══ INPUT

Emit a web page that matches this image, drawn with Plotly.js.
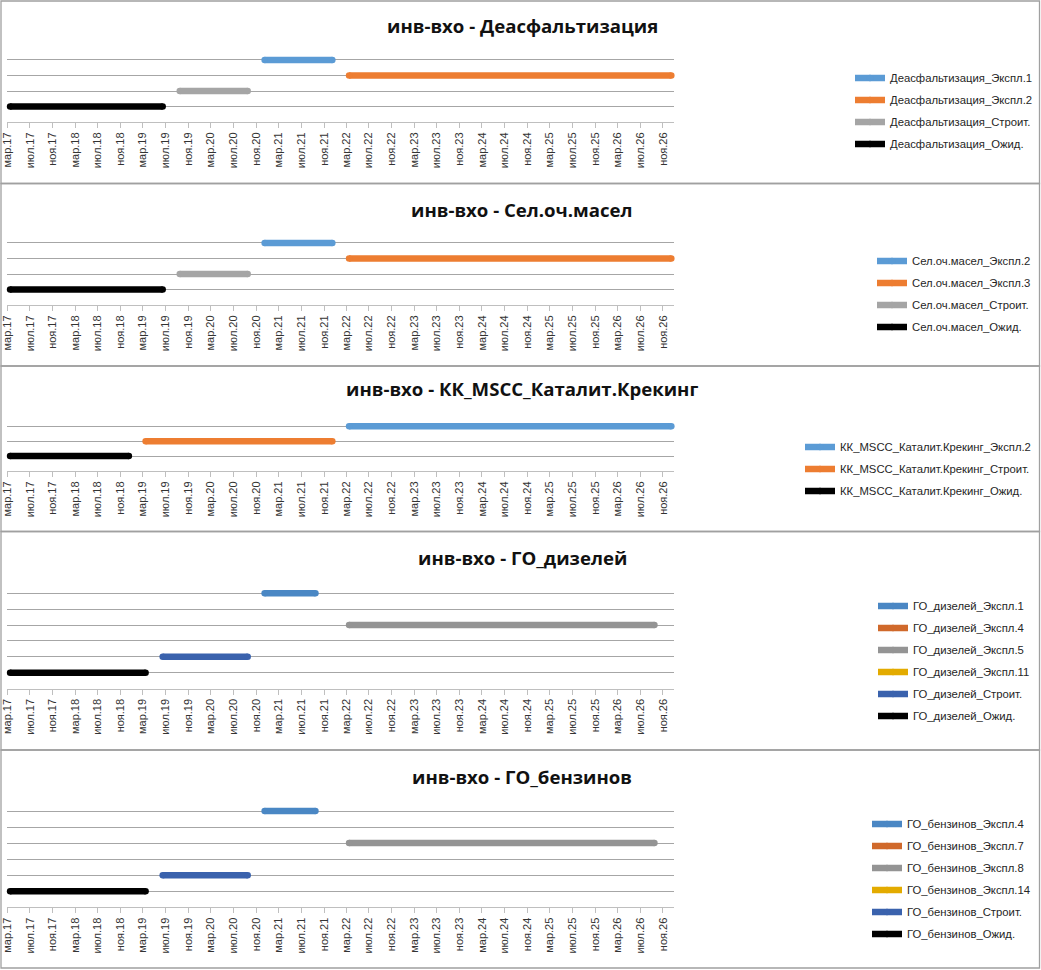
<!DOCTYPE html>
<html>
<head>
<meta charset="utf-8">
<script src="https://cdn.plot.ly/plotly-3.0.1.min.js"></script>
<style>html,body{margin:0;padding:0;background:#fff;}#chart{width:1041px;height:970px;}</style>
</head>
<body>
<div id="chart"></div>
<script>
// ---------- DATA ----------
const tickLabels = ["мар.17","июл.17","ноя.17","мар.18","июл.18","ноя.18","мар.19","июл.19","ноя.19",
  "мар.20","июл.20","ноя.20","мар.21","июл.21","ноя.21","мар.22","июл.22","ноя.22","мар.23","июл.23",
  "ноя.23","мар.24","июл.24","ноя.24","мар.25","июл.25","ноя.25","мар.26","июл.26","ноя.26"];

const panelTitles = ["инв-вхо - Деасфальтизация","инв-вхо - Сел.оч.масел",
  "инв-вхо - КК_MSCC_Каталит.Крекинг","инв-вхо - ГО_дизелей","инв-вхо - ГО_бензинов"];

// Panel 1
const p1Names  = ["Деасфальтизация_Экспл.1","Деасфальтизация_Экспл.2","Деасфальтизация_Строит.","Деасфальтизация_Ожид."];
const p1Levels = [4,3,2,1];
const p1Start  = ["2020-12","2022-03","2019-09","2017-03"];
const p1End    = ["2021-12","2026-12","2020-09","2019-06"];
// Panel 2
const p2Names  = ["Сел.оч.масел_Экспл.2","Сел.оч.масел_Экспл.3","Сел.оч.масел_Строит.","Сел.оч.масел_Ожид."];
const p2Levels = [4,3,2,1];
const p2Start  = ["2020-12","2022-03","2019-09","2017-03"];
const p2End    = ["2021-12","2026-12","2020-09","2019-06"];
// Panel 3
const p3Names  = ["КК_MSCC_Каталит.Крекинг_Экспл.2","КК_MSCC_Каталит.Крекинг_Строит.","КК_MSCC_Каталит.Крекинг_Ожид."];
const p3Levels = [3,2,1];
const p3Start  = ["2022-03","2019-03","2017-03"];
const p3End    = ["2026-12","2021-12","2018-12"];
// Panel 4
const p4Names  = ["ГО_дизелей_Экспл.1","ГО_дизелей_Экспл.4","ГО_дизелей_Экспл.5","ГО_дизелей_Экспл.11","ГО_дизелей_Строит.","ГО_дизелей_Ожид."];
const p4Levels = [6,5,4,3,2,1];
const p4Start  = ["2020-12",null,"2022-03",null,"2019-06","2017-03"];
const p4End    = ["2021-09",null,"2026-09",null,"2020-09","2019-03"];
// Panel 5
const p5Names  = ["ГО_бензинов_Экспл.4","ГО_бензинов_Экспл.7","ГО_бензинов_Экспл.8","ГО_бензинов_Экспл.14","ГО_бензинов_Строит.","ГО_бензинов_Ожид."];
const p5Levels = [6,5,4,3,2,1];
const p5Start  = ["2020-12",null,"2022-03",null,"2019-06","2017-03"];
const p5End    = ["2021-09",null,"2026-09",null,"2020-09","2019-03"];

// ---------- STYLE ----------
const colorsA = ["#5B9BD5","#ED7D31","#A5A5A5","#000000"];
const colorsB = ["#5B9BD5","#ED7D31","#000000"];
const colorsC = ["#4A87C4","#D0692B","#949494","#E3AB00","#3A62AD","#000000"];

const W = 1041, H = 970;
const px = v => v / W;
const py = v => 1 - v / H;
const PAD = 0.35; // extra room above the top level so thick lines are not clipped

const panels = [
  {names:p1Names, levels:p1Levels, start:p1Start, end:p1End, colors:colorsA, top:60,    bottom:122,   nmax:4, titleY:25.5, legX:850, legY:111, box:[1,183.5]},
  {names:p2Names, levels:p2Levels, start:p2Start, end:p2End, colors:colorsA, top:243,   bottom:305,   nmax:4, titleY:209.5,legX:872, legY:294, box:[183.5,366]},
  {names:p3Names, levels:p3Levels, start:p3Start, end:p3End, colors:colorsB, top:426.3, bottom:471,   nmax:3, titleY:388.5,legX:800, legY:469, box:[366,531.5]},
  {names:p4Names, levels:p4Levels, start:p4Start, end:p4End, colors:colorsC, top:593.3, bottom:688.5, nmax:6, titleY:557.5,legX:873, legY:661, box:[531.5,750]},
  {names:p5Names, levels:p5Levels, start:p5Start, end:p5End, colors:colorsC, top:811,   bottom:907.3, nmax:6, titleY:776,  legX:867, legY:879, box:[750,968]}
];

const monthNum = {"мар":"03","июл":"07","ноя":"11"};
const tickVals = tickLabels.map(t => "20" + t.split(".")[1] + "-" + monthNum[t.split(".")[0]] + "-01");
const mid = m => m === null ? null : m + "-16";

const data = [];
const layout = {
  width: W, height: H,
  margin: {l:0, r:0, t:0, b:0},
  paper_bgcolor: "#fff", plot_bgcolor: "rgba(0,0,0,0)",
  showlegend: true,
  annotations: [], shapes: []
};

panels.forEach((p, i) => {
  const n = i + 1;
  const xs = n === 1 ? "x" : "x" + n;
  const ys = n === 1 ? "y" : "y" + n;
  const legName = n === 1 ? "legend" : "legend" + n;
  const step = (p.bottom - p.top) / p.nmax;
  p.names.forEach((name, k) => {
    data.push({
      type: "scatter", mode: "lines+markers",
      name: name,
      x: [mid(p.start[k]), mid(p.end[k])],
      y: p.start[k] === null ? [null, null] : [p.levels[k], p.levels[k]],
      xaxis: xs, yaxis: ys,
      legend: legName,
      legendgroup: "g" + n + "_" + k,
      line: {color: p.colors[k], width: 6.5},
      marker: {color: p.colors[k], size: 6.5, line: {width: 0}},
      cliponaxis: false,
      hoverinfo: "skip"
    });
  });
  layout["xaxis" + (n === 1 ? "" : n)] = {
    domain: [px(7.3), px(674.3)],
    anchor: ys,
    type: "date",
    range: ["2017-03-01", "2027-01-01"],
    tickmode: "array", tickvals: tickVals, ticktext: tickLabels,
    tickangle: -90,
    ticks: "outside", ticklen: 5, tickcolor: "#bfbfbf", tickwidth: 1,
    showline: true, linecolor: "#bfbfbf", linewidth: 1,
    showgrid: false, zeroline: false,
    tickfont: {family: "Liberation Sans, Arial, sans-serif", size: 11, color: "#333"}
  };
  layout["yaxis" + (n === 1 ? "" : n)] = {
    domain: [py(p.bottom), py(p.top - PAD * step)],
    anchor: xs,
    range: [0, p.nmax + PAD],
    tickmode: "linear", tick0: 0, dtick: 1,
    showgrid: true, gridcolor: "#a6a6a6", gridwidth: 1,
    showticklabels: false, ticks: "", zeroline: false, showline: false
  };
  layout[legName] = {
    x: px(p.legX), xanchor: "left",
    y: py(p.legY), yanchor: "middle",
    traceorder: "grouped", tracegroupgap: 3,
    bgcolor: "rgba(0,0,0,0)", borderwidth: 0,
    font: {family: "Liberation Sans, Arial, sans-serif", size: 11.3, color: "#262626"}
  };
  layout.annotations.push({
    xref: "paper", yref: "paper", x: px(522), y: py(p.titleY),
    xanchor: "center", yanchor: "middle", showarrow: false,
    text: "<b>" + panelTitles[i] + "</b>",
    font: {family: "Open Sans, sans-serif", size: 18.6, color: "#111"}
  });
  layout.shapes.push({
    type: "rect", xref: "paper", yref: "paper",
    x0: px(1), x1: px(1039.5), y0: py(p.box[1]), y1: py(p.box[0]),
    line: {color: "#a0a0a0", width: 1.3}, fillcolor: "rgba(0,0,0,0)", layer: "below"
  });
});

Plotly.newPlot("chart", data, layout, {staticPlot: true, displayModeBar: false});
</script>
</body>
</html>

════
══ INPUT

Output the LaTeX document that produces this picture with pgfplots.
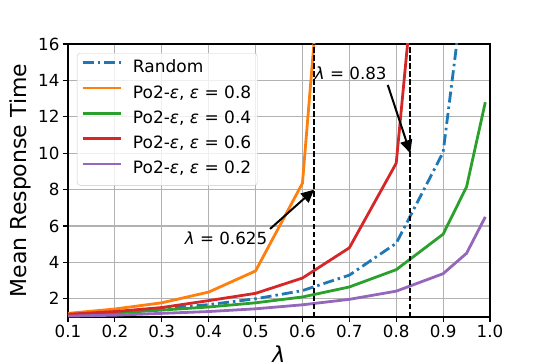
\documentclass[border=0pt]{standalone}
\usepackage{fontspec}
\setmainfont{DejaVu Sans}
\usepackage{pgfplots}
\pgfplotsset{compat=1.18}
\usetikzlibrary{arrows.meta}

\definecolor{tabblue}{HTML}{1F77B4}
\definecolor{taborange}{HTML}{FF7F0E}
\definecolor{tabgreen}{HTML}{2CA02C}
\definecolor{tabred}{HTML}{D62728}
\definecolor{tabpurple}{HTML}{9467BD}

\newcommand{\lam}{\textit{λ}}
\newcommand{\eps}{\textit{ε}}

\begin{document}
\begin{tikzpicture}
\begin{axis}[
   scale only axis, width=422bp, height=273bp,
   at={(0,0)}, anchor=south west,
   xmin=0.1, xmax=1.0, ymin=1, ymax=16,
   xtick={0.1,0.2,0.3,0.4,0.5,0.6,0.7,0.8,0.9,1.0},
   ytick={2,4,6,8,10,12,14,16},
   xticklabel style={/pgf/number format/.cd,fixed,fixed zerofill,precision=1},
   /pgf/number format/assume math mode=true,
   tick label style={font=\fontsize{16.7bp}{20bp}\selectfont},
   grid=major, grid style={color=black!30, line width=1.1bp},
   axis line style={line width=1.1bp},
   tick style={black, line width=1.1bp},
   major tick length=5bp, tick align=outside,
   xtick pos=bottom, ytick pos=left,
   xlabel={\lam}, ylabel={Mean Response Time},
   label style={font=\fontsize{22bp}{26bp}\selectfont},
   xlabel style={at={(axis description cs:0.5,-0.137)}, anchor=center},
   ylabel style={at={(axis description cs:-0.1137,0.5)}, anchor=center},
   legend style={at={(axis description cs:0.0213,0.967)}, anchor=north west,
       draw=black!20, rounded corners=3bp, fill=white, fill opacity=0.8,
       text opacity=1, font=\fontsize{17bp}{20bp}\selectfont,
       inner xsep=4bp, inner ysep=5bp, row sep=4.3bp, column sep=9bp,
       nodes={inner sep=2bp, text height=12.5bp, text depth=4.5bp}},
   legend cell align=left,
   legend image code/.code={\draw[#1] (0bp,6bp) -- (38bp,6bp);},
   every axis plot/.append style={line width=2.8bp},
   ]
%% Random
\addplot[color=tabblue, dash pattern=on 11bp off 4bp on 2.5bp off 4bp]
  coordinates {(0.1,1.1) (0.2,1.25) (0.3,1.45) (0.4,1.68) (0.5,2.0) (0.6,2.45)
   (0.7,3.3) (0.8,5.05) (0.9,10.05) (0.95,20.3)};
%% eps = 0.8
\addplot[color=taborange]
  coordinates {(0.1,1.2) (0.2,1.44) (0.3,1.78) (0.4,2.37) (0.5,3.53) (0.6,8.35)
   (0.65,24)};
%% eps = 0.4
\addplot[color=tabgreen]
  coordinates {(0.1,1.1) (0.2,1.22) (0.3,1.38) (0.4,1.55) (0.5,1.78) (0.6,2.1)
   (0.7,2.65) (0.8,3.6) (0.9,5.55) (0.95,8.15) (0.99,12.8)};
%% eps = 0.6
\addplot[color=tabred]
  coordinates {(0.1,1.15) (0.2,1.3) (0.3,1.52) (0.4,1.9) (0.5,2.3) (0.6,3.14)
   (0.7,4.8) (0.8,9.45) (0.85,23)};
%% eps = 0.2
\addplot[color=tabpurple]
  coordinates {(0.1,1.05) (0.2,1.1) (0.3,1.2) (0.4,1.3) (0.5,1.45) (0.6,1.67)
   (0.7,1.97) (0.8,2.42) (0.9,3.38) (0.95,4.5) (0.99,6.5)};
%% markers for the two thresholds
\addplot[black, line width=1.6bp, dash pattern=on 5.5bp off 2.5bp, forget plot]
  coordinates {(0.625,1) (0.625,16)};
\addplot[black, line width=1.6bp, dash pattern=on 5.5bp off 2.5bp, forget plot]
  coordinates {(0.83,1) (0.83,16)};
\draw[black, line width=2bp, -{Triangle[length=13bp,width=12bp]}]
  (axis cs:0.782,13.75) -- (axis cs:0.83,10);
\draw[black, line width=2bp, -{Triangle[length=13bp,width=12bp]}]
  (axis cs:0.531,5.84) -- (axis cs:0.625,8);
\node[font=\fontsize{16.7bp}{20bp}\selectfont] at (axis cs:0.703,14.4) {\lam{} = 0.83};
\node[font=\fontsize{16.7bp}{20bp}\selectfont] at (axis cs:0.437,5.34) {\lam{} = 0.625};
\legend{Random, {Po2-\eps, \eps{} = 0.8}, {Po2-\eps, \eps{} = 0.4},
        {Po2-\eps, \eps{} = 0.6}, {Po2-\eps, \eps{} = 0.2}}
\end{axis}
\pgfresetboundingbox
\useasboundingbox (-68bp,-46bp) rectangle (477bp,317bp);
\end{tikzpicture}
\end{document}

════
══ INPUT

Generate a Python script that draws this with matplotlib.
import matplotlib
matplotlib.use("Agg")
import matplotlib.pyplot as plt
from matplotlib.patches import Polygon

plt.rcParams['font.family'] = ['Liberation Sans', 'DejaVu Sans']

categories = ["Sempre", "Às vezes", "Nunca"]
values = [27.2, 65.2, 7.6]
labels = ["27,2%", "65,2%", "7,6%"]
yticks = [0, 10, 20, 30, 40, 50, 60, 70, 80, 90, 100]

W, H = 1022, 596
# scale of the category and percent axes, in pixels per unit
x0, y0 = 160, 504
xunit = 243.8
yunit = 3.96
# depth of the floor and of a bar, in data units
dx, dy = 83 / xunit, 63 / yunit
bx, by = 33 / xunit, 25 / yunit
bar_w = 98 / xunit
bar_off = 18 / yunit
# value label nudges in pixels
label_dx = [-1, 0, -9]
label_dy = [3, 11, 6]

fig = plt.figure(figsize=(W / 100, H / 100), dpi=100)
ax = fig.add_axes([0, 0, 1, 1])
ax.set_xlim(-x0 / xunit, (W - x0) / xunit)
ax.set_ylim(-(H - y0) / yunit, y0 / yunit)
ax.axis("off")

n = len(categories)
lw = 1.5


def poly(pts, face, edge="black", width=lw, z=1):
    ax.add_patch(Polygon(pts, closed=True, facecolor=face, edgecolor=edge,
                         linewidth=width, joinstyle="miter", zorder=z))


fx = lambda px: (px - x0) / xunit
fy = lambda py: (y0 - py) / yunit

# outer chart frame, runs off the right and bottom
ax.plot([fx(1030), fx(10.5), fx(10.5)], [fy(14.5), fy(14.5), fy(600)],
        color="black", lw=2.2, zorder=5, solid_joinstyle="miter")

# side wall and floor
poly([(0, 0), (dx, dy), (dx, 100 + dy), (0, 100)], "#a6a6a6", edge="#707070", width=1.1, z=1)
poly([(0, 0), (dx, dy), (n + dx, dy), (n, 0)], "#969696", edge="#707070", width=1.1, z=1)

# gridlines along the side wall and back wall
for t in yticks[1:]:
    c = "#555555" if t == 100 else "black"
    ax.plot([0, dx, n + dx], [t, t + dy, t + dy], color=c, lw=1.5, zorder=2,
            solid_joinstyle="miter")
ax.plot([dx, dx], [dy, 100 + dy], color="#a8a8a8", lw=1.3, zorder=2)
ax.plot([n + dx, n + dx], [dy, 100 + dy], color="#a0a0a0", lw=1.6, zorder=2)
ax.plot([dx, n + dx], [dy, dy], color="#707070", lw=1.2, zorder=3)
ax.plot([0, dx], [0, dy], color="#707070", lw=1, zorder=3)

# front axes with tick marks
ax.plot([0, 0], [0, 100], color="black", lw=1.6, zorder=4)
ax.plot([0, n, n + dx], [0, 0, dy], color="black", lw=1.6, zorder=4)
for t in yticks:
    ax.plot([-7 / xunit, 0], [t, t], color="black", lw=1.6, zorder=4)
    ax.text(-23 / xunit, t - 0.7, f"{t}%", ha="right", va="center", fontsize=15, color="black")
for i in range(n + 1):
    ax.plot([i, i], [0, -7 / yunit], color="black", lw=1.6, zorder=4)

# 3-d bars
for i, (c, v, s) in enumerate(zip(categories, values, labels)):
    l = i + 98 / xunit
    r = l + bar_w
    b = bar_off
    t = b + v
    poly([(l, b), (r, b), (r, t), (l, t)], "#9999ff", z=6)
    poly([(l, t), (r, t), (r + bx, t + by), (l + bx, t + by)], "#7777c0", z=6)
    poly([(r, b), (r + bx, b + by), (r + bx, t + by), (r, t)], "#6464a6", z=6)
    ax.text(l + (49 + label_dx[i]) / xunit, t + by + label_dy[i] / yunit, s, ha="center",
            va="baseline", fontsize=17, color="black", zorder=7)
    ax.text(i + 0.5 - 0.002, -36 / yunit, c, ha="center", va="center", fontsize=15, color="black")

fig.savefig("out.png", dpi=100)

════

_WHAT NEEDS TO BE DONE_
The word "image" may turn up on some lines of these records; say how many, with no other words.

_CORRECT OUTPUT_
2